After The Crash had a singular plot: to learn the identity of a baby who was the lone survivor of a plane crash. Apparently two female infants were on a plane that crashed and their similarities made it impossible to determine who survived. Was it Lyse-Rose from a wealthy family, or Emilie from a household of modest means? Dubbed, Lylie, the girl became a combination of both infants and continued to be shrouded in mystery for the next eighteen years until a Detective uncovered the truth.
By having this novel take place in 1980, a world without Facebook, iPhones, or any other accessible device to help document the infants, it was plausible that nothing existed to help immediately identify the infant. Each family was from very different circumstances, which made accurately identifying the infant even more important. The wealthy family hired an investigator and paid him handsomely to devote his life to figuring out who that baby really was. In the first few pages the investigators explained that he solved the mystery. He then detailed his eighteen year search and resolution in a diary that was read throughout the novel by another character.
When relatives of both families stated that the girl was theirs, a legal battle began which hinged on less than credible evidence. Each chapter was devoted to another interesting detail used to show whether Lylie was Lyse-Rose or Emilie. Things such as her eyes color, outfit, bracelet, and her DNA suddenly had a great impact. All were tied to reasons for or against the child belonging to a certain family. The families were reminiscent of the Montages and the Capulets as they began to fight with each other almost immediately once they discovered another family claimed the child belonged to them.

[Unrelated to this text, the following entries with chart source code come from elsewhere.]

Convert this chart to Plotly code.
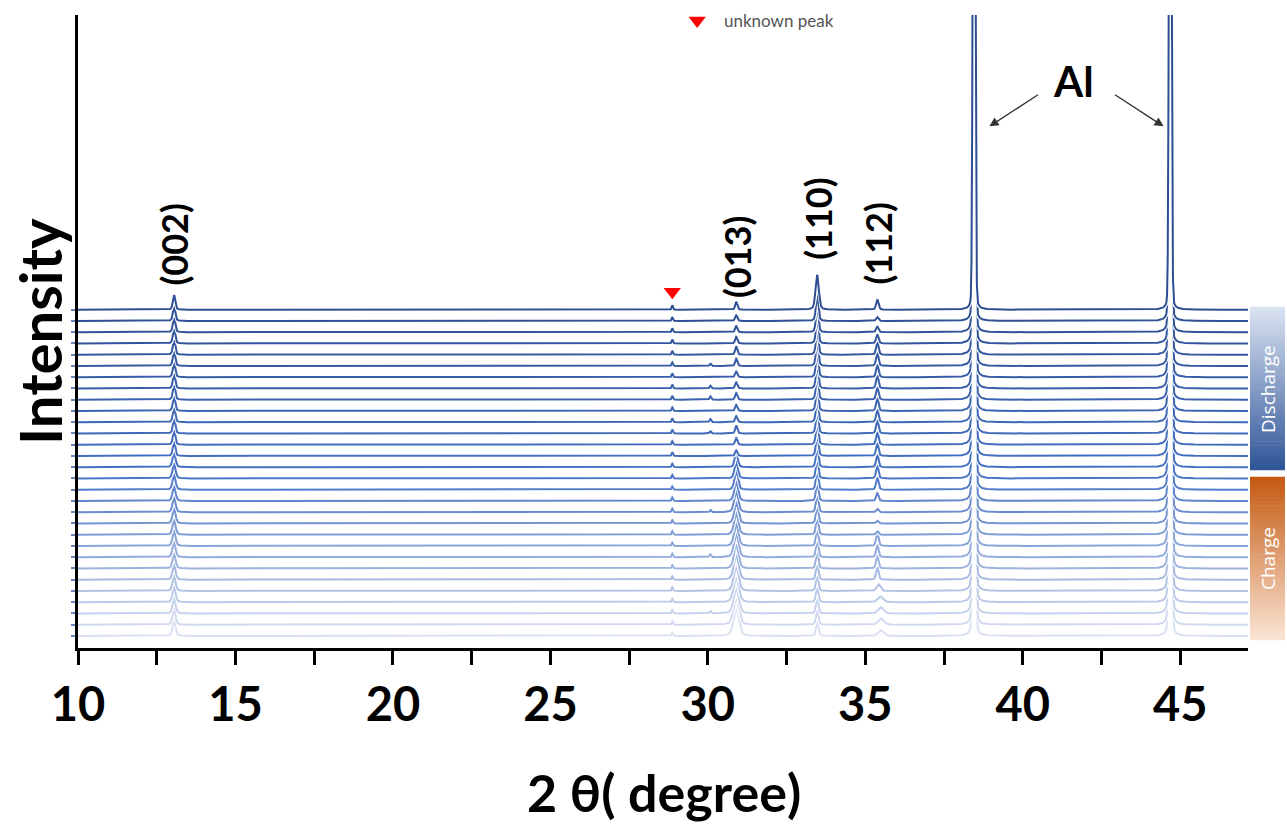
import numpy as np
import plotly.graph_objects as go

# ---------------------------------------------------------------------------
# In-situ XRD waterfall: 30 scans, index 0 = first (bottom) scan, 29 = last
# ---------------------------------------------------------------------------
N_SCANS = 30

# Peak centres (2θ, degrees)
POS_002 = 13.05
POS_UNKNOWN = 28.87
POS_MINOR = 30.08
POS_013 = 30.90
POS_110 = 33.47
POS_112 = [35.50, 35.50, 35.49, 35.48, 35.42] + [35.38] * 25
POS_AL = [38.45, 44.68]

# Peak heights, in units of one waterfall offset (scan 0 ... scan 29)
H_002 = [1.45, 1.45, 1.40, 1.45, 1.40, 1.40, 1.35, 1.40, 1.40, 1.35,
         1.40, 1.35, 1.35, 1.40, 1.35, 1.35, 1.30, 1.30, 1.35, 1.30,
         1.30, 1.35, 1.30, 1.30, 1.30, 1.35, 1.30, 1.30, 1.30, 1.30]
H_UNKNOWN = [0.30, 0.30, 0.32, 0.30, 0.32, 0.30, 0.30, 0.32, 0.30, 0.32,
             0.30, 0.32, 0.32, 0.30, 0.32, 0.32, 0.35, 0.32, 0.35, 0.35,
             0.32, 0.35, 0.35, 0.35, 0.32, 0.35, 0.35, 0.35, 0.35, 0.40]
H_MINOR = [0.00, 0.00, 0.22, 0.00, 0.00, 0.00, 0.00, 0.25, 0.00, 0.00,
           0.00, 0.20, 0.00, 0.00, 0.00, 0.00, 0.00, 0.00, 0.20, 0.28,
           0.00, 0.30, 0.25, 0.00, 0.22, 0.00, 0.00, 0.00, 0.00, 0.00]
H_013 = [2.40, 2.40, 2.30, 2.30, 2.20, 2.20, 2.10, 2.10, 2.00, 2.00,
         1.90, 1.90, 1.80, 1.70, 1.60, 1.45, 0.50, 0.60, 0.70, 0.55,
         0.55, 0.60, 0.55, 0.50, 0.65, 0.75, 0.60, 0.55, 0.50, 0.70]
W_013 = [0.20, 0.20, 0.19, 0.19, 0.18, 0.18, 0.17, 0.17, 0.16, 0.16,
         0.15, 0.15, 0.14, 0.13, 0.12, 0.11, 0.08, 0.08, 0.08, 0.08,
         0.08, 0.08, 0.08, 0.08, 0.08, 0.08, 0.08, 0.08, 0.08, 0.08]
H_110 = [1.30, 1.30, 1.35, 1.35, 1.40, 1.40, 1.45, 1.50, 1.50, 1.55,
         1.60, 1.65, 1.70, 1.75, 1.80, 1.90, 2.00, 2.05, 2.10, 2.15,
         2.20, 2.20, 2.25, 2.30, 2.30, 2.35, 2.40, 2.40, 2.45, 3.10]
H_112 = [0.50, 0.55, 0.55, 0.50, 0.60, 1.10, 1.15, 1.10, 1.20, 0.30,
         0.25, 0.30, 0.70, 1.10, 1.15, 1.10, 1.15, 1.10, 1.20, 1.10,
         1.15, 1.10, 1.15, 1.10, 1.15, 1.10, 0.80, 0.50, 0.35, 0.90]
W_112 = [0.20, 0.20, 0.20, 0.20, 0.14] + [0.09] * 25
H_AL = 80.0
H_AL_FOOT = 3.0

X_TICKS = [10, 12.5, 15, 17.5, 20, 22.5, 25, 27.5, 30, 32.5, 35, 37.5, 40, 42.5, 45]
X_TICKTEXT = ["10", "", "15", "", "20", "", "25", "", "30", "", "35", "", "40", "", "45"]

FONT = "Lato"


def pseudo_voigt(x, x0, h, fwhm, eta=0.4):
    d = (x - x0) / fwhm
    lor = 1.0 / (1.0 + 4.0 * d * d)
    gau = np.exp(-4.0 * np.log(2.0) * d * d)
    return h * (eta * lor + (1.0 - eta) * gau)


def gauss(x, x0, h, fwhm):
    d = (x - x0) / fwhm
    return h * np.exp(-4.0 * np.log(2.0) * d * d)


def lorentz(x, x0, h, hwhm):
    d = (x - x0) / hwhm
    return h / (1.0 + d * d)


# sampling grid, refined around the sharp aluminium reflections
grid = np.arange(10.0, 47.2, 0.01)
for c in POS_AL:
    grid = np.union1d(grid, np.arange(c - 0.6, c + 0.6, 0.002))
grid = np.union1d(grid, POS_AL)


def pattern(i):
    y = np.zeros_like(grid)
    y += pseudo_voigt(grid, POS_002, H_002[i], 0.09 if i > 15 else 0.11)
    y += pseudo_voigt(grid, POS_UNKNOWN, H_UNKNOWN[i], 0.05)
    y += pseudo_voigt(grid, POS_MINOR, H_MINOR[i], 0.06)
    y += pseudo_voigt(grid, POS_013, H_013[i], W_013[i])
    y += pseudo_voigt(grid, POS_110, H_110[i], 0.12 if i == N_SCANS - 1 else 0.09)
    y += pseudo_voigt(grid, POS_112[i], H_112[i], W_112[i])
    for c in POS_AL:
        y += gauss(grid, c, H_AL, 0.075)
        y += lorentz(grid, c, H_AL_FOOT, 0.06)
    return y + i


def lerp_rgb(a, b, t):
    return tuple(a[k] + (b[k] - a[k]) * t for k in range(3))


LIGHT = (218, 225, 242)
MID = (70, 114, 196)
DARK = (44, 78, 146)


def scan_color(i):
    t = i / (N_SCANS - 1)
    if t < 0.5:
        c = lerp_rgb(LIGHT, MID, t / 0.5)
    else:
        c = lerp_rgb(MID, DARK, (t - 0.5) / 0.5)
    return "rgb(%d,%d,%d)" % tuple(int(round(v)) for v in c)


fig = go.Figure()
for i in range(N_SCANS):
    y = np.round(pattern(i), 4)
    fig.add_trace(go.Scatter(x=grid, y=y, mode="lines",
                             line=dict(color="white", width=4.5),
                             hoverinfo="skip", showlegend=False))
    fig.add_trace(go.Scatter(x=grid, y=y, mode="lines",
                             line=dict(color=scan_color(i), width=2),
                             name="scan %d" % (i + 1), showlegend=False))

# red marker over the unidentified reflection, and its key
fig.add_trace(go.Scatter(x=[POS_UNKNOWN], y=[30.6], mode="markers",
                         marker=dict(symbol="triangle-down", size=15, color="#ff0000"),
                         cliponaxis=False, showlegend=False, hoverinfo="skip"))
fig.add_trace(go.Scatter(x=[29.66], y=[54.7], mode="markers",
                         marker=dict(symbol="triangle-down", size=15, color="#ff0000"),
                         cliponaxis=False, showlegend=False, hoverinfo="skip"))

annotations = [
    dict(x=30.45, y=54.7, xref="x", yref="y", text="unknown peak", showarrow=False,
         xanchor="left", yanchor="middle", font=dict(family=FONT, size=17, color="#555555")),
]

for label, xx, yy in [("(002)", 13.05, 34.8), ("(013)", 30.93, 33.7),
                      ("(110)", 33.47, 37.1), ("(112)", 35.41, 34.9)]:
    annotations.append(dict(x=xx, y=yy, xref="x", yref="y", text="<b>%s</b>" % label,
                            textangle=-90, showarrow=False, xanchor="center", yanchor="middle",
                            font=dict(family=FONT, size=36, color="black")))

annotations.append(dict(x=41.61, y=49.3, xref="x", yref="y", text="<b>Al</b>", showarrow=False,
                        xanchor="center", yanchor="middle",
                        font=dict(family=FONT, size=42, color="black")))
for hx, tx in [(38.94, 40.53), (44.47, 42.88)]:
    annotations.append(dict(x=hx, y=45.3, ax=tx, ay=48.2, xref="x", yref="y",
                            axref="x", ayref="y", text="", showarrow=True,
                            arrowhead=2, arrowsize=1.3, arrowwidth=1.4, arrowcolor="#333333"))

# axis titles
annotations.append(dict(x=0.501, y=-0.228, xref="paper", yref="paper",
                        text="<b>2 θ( degree)</b>", showarrow=False,
                        xanchor="center", yanchor="middle",
                        font=dict(family=FONT, size=52, color="black")))
annotations.append(dict(x=-0.033, y=0.50, xref="paper", yref="paper",
                        text="<b>Intensity</b>", showarrow=False, textangle=-90,
                        xanchor="center", yanchor="middle",
                        font=dict(family=FONT, size=58, color="black")))

# discharge / charge gradient bars to the right of the frame
shapes = []
N_SLICES = 40
BAR_X0, BAR_X1 = 1.0017, 1.0316
segments = [
    # (label, bottom, top, top colour, bottom colour)
    ("Discharge", 0.2812, 0.5387, (220, 228, 243), (47, 85, 151)),
    ("Charge", 0.0126, 0.2701, (197, 90, 17), (251, 229, 214)),
]
for name, yb, yt, c_top, c_bot in segments:
    for k in range(N_SLICES):
        t = (k + 0.5) / N_SLICES
        c = lerp_rgb(c_top, c_bot, t)
        y1 = yt - (yt - yb) * k / N_SLICES
        y0 = yt - (yt - yb) * (k + 1) / N_SLICES
        shapes.append(dict(type="rect", xref="paper", yref="paper",
                           x0=BAR_X0, x1=BAR_X1, y0=y0 - 0.0005, y1=y1 + 0.0005,
                           fillcolor="rgb(%d,%d,%d)" % tuple(int(v) for v in c),
                           line=dict(width=0), layer="above"))
    annotations.append(dict(x=(BAR_X0 + BAR_X1) / 2, y=(yb + yt) / 2, xref="paper", yref="paper",
                            text=name, showarrow=False, textangle=-90,
                            xanchor="center", yanchor="middle",
                            font=dict(family="Open Sans", size=19, color="white")))

fig.update_layout(
    width=1287, height=836,
    margin=dict(l=78, r=39, t=15, b=188),
    paper_bgcolor="white", plot_bgcolor="white",
    showlegend=False,
    annotations=annotations,
    shapes=shapes,
    xaxis=dict(range=[10, 47.15], tickmode="array", tickvals=X_TICKS, ticktext=X_TICKTEXT,
               ticks="outside", ticklen=14, tickwidth=3, tickcolor="black",
               showline=True, linewidth=3, linecolor="black", mirror=False,
               showgrid=False, zeroline=False,
               tickfont=dict(family=FONT, size=47, color="black", weight="bold")),
    yaxis=dict(range=[-1.07, 55.2], tickmode="array", tickvals=list(range(N_SCANS)),
               ticktext=[""] * N_SCANS, ticks="outside", ticklen=4, tickwidth=2,
               tickcolor="#6a86c0", showline=True, linewidth=3, linecolor="black",
               showgrid=False, zeroline=False),
)

fig.write_html("out.html")
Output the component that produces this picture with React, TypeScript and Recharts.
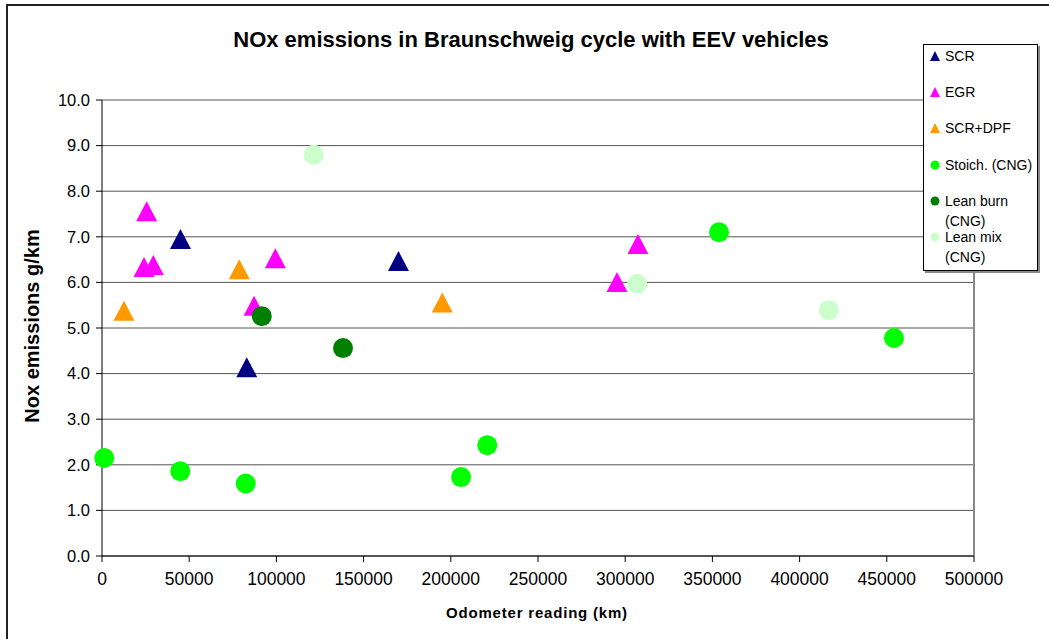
import React from "react";
import {
  ScatterChart,
  Scatter,
  XAxis,
  YAxis,
  CartesianGrid,
  ReferenceLine,
  Legend,
} from "recharts";

// odometer ticks and emission ticks
const xTicks = [0, 50000, 100000, 150000, 200000, 250000, 300000, 350000, 400000, 450000, 500000];
const yTicks = [0, 1, 2, 3, 4, 5, 6, 7, 8, 9, 10];

// values (km, g/km)
const scrKm = [45000, 83000, 170000];
const scrNox = [6.95, 4.14, 6.47];

const egrKm = [25600, 24100, 29400, 87200, 99400, 295300, 307300];
const egrNox = [7.56, 6.34, 6.38, 5.49, 6.53, 6.01, 6.84];

const scrDpfKm = [12600, 78700, 195100];
const scrDpfNox = [5.38, 6.29, 5.56];

const stoichKm = [1300, 44900, 82400, 205900, 220900, 353800, 454100];
const stoichNox = [2.15, 1.86, 1.59, 1.73, 2.43, 7.1, 4.78];

const leanBurnKm = [91600, 138200];
const leanBurnNox = [5.26, 4.56];

const leanMixKm = [121400, 306900, 416700];
const leanMixNox = [8.8, 5.97, 5.39];

const toPoints = (xs: number[], ys: number[]) => xs.map((x, i) => ({ km: x, nox: ys[i] }));

const FONT = '"Liberation Sans", Arial, sans-serif';

// marker shapes
const triangle = (color: string) => (props: any) => {
  const { cx, cy } = props;
  const w = 10.5;
  const h = 10;
  return <polygon points={`${cx},${cy - h} ${cx + w},${cy + h} ${cx - w},${cy + h}`} fill={color} />;
};

const circle = (color: string) => (props: any) => {
  const { cx, cy } = props;
  return <circle cx={cx} cy={cy} r={10} fill={color} />;
};

const seriesList = [
  { name: "SCR", data: toPoints(scrKm, scrNox), color: "#000080", kind: "tri" },
  { name: "EGR", data: toPoints(egrKm, egrNox), color: "#FF00FF", kind: "tri" },
  { name: "SCR+DPF", data: toPoints(scrDpfKm, scrDpfNox), color: "#FF9900", kind: "tri" },
  { name: "Stoich. (CNG)", data: toPoints(stoichKm, stoichNox), color: "#00FF00", kind: "dot" },
  { name: "Lean burn (CNG)", data: toPoints(leanBurnKm, leanBurnNox), color: "#008000", kind: "dot" },
  { name: "Lean mix (CNG)", data: toPoints(leanMixKm, leanMixNox), color: "#CCFFCC", kind: "dot" },
];

// legend rows: label lines
const legendLines = [["SCR"], ["EGR"], ["SCR+DPF"], ["Stoich. (CNG)"], ["Lean burn", "(CNG)"], ["Lean mix", "(CNG)"]];
const legendTops = [1, 37, 73, 110, 146, 182];

function LegendBox() {
  return (
    <div
      style={{
        position: "relative",
        width: 113,
        height: 225,
        border: "1px solid #000",
        background: "#fff",
        boxShadow: "2px 2px 0 #888",
        fontFamily: FONT,
        fontSize: 14,
        color: "#000",
      }}
    >
      {seriesList.map((s, i) => (
        <div key={s.name} style={{ position: "absolute", left: 0, top: legendTops[i], width: 113 }}>
          <svg width={20} height={20} style={{ position: "absolute", left: 1, top: 0 }}>
            {s.kind === "tri" ? (
              <polygon points="10,5 15,15 5,15" fill={s.color} />
            ) : (
              <circle cx={10} cy={10} r={4.5} fill={s.color} />
            )}
          </svg>
          <div style={{ position: "absolute", left: 21, top: 0, lineHeight: "20px", whiteSpace: "nowrap" }}>
            {legendLines[i].map((l) => (
              <div key={l}>{l}</div>
            ))}
          </div>
        </div>
      ))}
    </div>
  );
}

export default function App() {
  return (
    <div
      style={{
        position: "absolute",
        left: 0,
        top: 0,
        width: 1049,
        height: 639,
        overflow: "hidden",
        background: "#fff",
        fontFamily: FONT,
      }}
    >
      {/* outer chart border, runs off the right and bottom edges */}
      <div
        style={{
          position: "absolute",
          left: 6,
          top: 4,
          width: 1200,
          height: 800,
          border: "2px solid #222",
        }}
      />
      <div
        style={{
          position: "absolute",
          left: 531,
          top: 40,
          transform: "translate(-50%, -50%)",
          fontSize: 22,
          fontWeight: "bold",
          whiteSpace: "nowrap",
        }}
      >
        NOx emissions in Braunschweig cycle with EEV vehicles
      </div>
      <div
        style={{
          position: "absolute",
          left: 32,
          top: 326,
          transform: "translate(-50%, -50%) rotate(-90deg)",
          fontSize: 20,
          fontWeight: "bold",
          whiteSpace: "nowrap",
        }}
      >
        Nox emissions g/km
      </div>
      <div
        style={{
          position: "absolute",
          left: 537,
          top: 612,
          transform: "translate(-50%, -50%)",
          fontSize: 15,
          fontWeight: "bold",
          letterSpacing: 0.8,
          whiteSpace: "nowrap",
        }}
      >
        Odometer reading (km)
      </div>
      <div style={{ position: "absolute", left: 0, top: 0 }}>
        <ScatterChart width={1049} height={639} margin={{ top: 100, right: 75, bottom: 33, left: 42 }}>
          <CartesianGrid vertical={false} stroke="#555" />
          <XAxis
            type="number"
            dataKey="km"
            domain={[0, 500000]}
            ticks={xTicks}
            interval={0}
            height={50}
            axisLine={{ stroke: "#000" }}
            tickLine={{ stroke: "#000" }}
            tickSize={6}
            tickMargin={11}
            tick={{ fill: "#000", fontSize: 17.5, fontFamily: FONT }}
          />
          <YAxis
            type="number"
            dataKey="nox"
            domain={[0, 10]}
            ticks={yTicks}
            interval={0}
            width={60}
            axisLine={{ stroke: "#000" }}
            tickLine={{ stroke: "#000" }}
            tickSize={6}
            tickMargin={6}
            tickFormatter={(v) => Number(v).toFixed(1)}
            tick={{ fill: "#000", fontSize: 16.5, fontFamily: FONT }}
          />
          <ReferenceLine x={500000} stroke="#888" strokeWidth={2} />
          <Legend
            layout="vertical"
            align="center"
            verticalAlign="middle"
            wrapperStyle={{ position: "absolute", left: 923, top: 44, width: 116, height: 228 }}
            content={() => <LegendBox />}
          />
          {seriesList.map((s) => (
            <Scatter
              key={s.name}
              name={s.name}
              data={s.data}
              fill={s.color}
              shape={s.kind === "tri" ? triangle(s.color) : circle(s.color)}
              isAnimationActive={false}
            />
          ))}
        </ScatterChart>
      </div>
    </div>
  );
}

This was set in Europe and included social, historical, or political aspects that were very unique. There were many references to locales around Paris that brought an elegant aspect to this story. I was intrigued to see who the girl really was, but didn’t find myself especially eager for her to be one girl over another. Overall, this was a good mystery that was enhanced by the deep resentment between the families that made this a gripping drama.